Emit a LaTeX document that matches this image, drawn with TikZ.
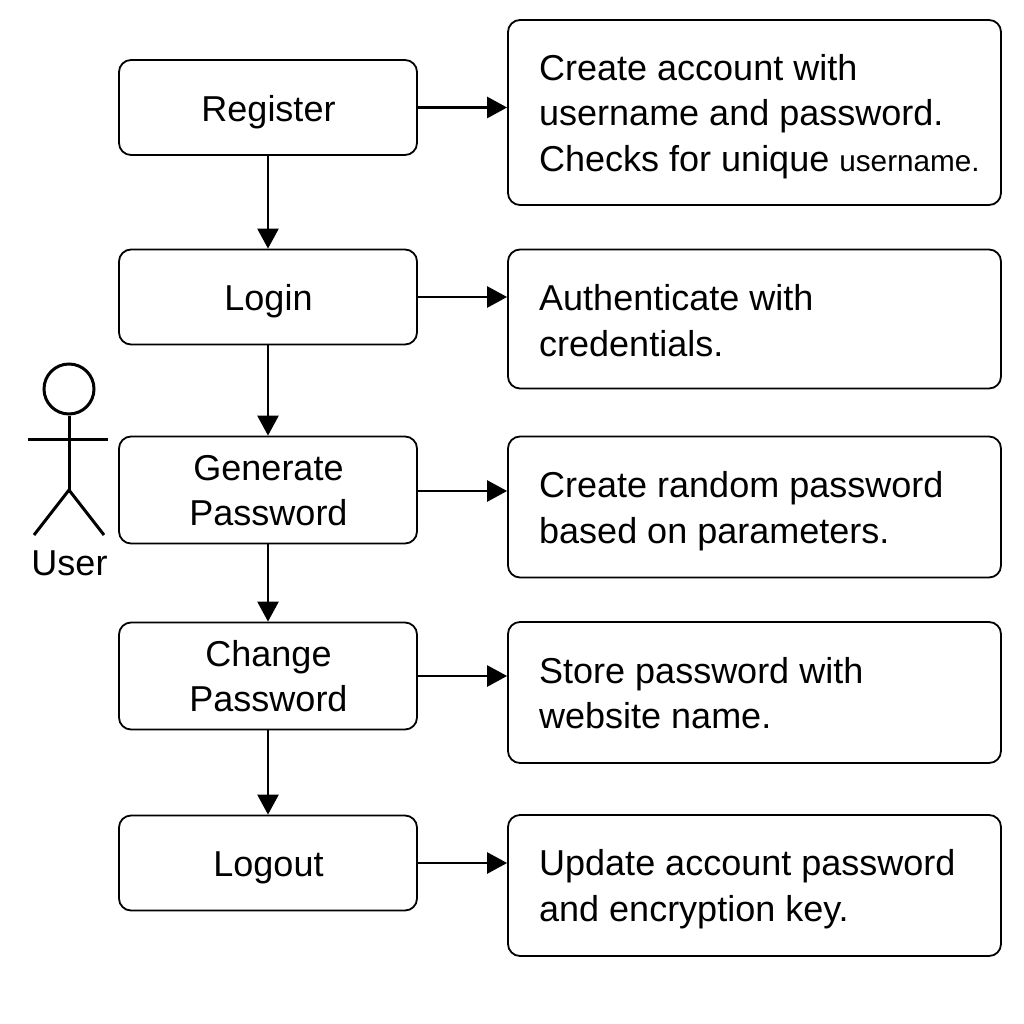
\documentclass[tikz,border=0pt]{standalone}
\usepackage{fontspec}
\setmainfont{Liberation Sans}
\usetikzlibrary{arrows.meta}
\newcommand{\lowered}[2]{\raisebox{-#1}[\height][\depth]{#2}}
\begin{document}
\begin{tikzpicture}[x=1pt,y=-1pt,
 stepbox/.style={draw=black,line width=1.8pt,rounded corners=12pt,minimum width=298pt,align=center,font=\fontsize{36}{45}\selectfont,inner sep=0pt,anchor=center},
 infobox/.style={draw=black,line width=1.8pt,rounded corners=12pt,minimum width=493pt,inner sep=0pt,anchor=center},
 txt/.style={anchor=west,align=left,font=\fontsize{36}{45.7}\selectfont,inner sep=0pt},
 arr/.style={draw=black,line width=2.6pt,-{Triangle[length=20pt,width=21pt]}},
 fig/.style={draw=black,line width=3pt}]
\useasboundingbox (0,0) rectangle (1024,1024);
\fill[white] (0,0) rectangle (1024,1024);
\node[stepbox,minimum height=95pt] (s1) at (268,107.5) {\lowered{4.5pt}{\hspace{1pt}Register}};
\node[stepbox,minimum height=95pt] (s2) at (268,297) {\lowered{4.5pt}{\hspace{1pt}Login}};
\node[stepbox,minimum height=107pt] (s3) at (268,490) {\lowered{1pt}{\hspace{1pt}Generate}\\\lowered{1pt}{\hspace{1pt}Password}};
\node[stepbox,minimum height=107pt] (s4) at (268,676) {\hspace{1pt}Change\\\hspace{1pt}Password};
\node[stepbox,minimum height=95pt] (s5) at (268,863) {\lowered{4.5pt}{\hspace{1pt}Logout}};
\node[infobox,minimum height=185pt] (i1) at (754.5,112.5) {};
\node[infobox,minimum height=139pt] (i2) at (754.5,319) {};
\node[infobox,minimum height=141pt] (i3) at (754.5,507) {};
\node[infobox,minimum height=141pt] (i4) at (754.5,692.5) {};
\node[infobox,minimum height=141pt] (i5) at (754.5,885.5) {};
\node[txt] (t1) at (539,116.5) {Create account with\\username and password.\\Checks for unique {\fontsize{29.7}{45.7}\selectfont username.}};
\node[txt] (t2) at (539,320.5) {Authenticate with\\credentials.};
\node[txt] (t3) at (539,511) {Create random password\\based on parameters.};
\node[txt] (t4) at (539,693) {Store password with\\website name.};
\node[txt] (t5) at (539,889) {Update account password\\and encryption key.};
\draw[arr] (s1.east) -- (s1.east-|i1.west);
\draw[arr] (s2.east) -- (s2.east-|i2.west);
\draw[arr] ([yshift=-1pt]s3.east) -- ([yshift=-1pt]s3.east-|i3.west);
\draw[arr] (s4.east) -- (s4.east-|i4.west);
\draw[arr] (s5.east) -- (s5.east-|i5.west);
\draw[arr] (s1) -- (s2);
\draw[arr] (s2) -- (s3);
\draw[arr] (s3) -- (s4);
\draw[arr] (s4) -- (s5);
\coordinate (hip) at (69,490);
\coordinate (la) at (34,535);
\coordinate (ra) at (104,535);
\coordinate (hl) at (28,439);
\coordinate (hr) at (108,439);
\node[draw=black,line width=3pt,circle,minimum size=50pt,inner sep=0pt] (head) at (69,389) {};
\draw[fig] (head.south) -- (hip);
\draw[fig] (hl) -- (hr);
\draw[fig] (la) -- (hip) -- (ra);
\node[font=\fontsize{36}{40}\selectfont,inner sep=0pt] (user) at (69.5,563) {User};
\end{tikzpicture}
\end{document}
◇ ◇ ◇ ◇ ◇ ◇ ◇
Your instructions – Transcribe all of the material exactly, leaving out whatever pictures it contains.

Answer below –
Emit a LaTeX document that matches this image, drawn with TikZ.
\documentclass[tikz,border=0pt]{standalone}
\usepackage{fontspec}
\setmainfont{Liberation Sans}
\usetikzlibrary{arrows.meta}
\newcommand{\lowered}[2]{\raisebox{-#1}[\height][\depth]{#2}}
\begin{document}
\begin{tikzpicture}[x=1pt,y=-1pt,
 stepbox/.style={draw=black,line width=1.8pt,rounded corners=12pt,minimum width=298pt,align=center,font=\fontsize{36}{45}\selectfont,inner sep=0pt,anchor=center},
 infobox/.style={draw=black,line width=1.8pt,rounded corners=12pt,minimum width=493pt,inner sep=0pt,anchor=center},
 txt/.style={anchor=west,align=left,font=\fontsize{36}{45.7}\selectfont,inner sep=0pt},
 arr/.style={draw=black,line width=2.6pt,-{Triangle[length=20pt,width=21pt]}},
 fig/.style={draw=black,line width=3pt}]
\useasboundingbox (0,0) rectangle (1024,1024);
\fill[white] (0,0) rectangle (1024,1024);
\node[stepbox,minimum height=95pt] (s1) at (268,107.5) {\lowered{4.5pt}{\hspace{1pt}Register}};
\node[stepbox,minimum height=95pt] (s2) at (268,297) {\lowered{4.5pt}{\hspace{1pt}Login}};
\node[stepbox,minimum height=107pt] (s3) at (268,490) {\lowered{1pt}{\hspace{1pt}Generate}\\\lowered{1pt}{\hspace{1pt}Password}};
\node[stepbox,minimum height=107pt] (s4) at (268,676) {\hspace{1pt}Change\\\hspace{1pt}Password};
\node[stepbox,minimum height=95pt] (s5) at (268,863) {\lowered{4.5pt}{\hspace{1pt}Logout}};
\node[infobox,minimum height=185pt] (i1) at (754.5,112.5) {};
\node[infobox,minimum height=139pt] (i2) at (754.5,319) {};
\node[infobox,minimum height=141pt] (i3) at (754.5,507) {};
\node[infobox,minimum height=141pt] (i4) at (754.5,692.5) {};
\node[infobox,minimum height=141pt] (i5) at (754.5,885.5) {};
\node[txt] (t1) at (539,116.5) {Create account with\\username and password.\\Checks for unique {\fontsize{29.7}{45.7}\selectfont username.}};
\node[txt] (t2) at (539,320.5) {Authenticate with\\credentials.};
\node[txt] (t3) at (539,511) {Create random password\\based on parameters.};
\node[txt] (t4) at (539,693) {Store password with\\website name.};
\node[txt] (t5) at (539,889) {Update account password\\and encryption key.};
\draw[arr] (s1.east) -- (s1.east-|i1.west);
\draw[arr] (s2.east) -- (s2.east-|i2.west);
\draw[arr] ([yshift=-1pt]s3.east) -- ([yshift=-1pt]s3.east-|i3.west);
\draw[arr] (s4.east) -- (s4.east-|i4.west);
\draw[arr] (s5.east) -- (s5.east-|i5.west);
\draw[arr] (s1) -- (s2);
\draw[arr] (s2) -- (s3);
\draw[arr] (s3) -- (s4);
\draw[arr] (s4) -- (s5);
\coordinate (hip) at (69,490);
\coordinate (la) at (34,535);
\coordinate (ra) at (104,535);
\coordinate (hl) at (28,439);
\coordinate (hr) at (108,439);
\node[draw=black,line width=3pt,circle,minimum size=50pt,inner sep=0pt] (head) at (69,389) {};
\draw[fig] (head.south) -- (hip);
\draw[fig] (hl) -- (hr);
\draw[fig] (la) -- (hip) -- (ra);
\node[font=\fontsize{36}{40}\selectfont,inner sep=0pt] (user) at (69.5,563) {User};
\end{tikzpicture}
\end{document}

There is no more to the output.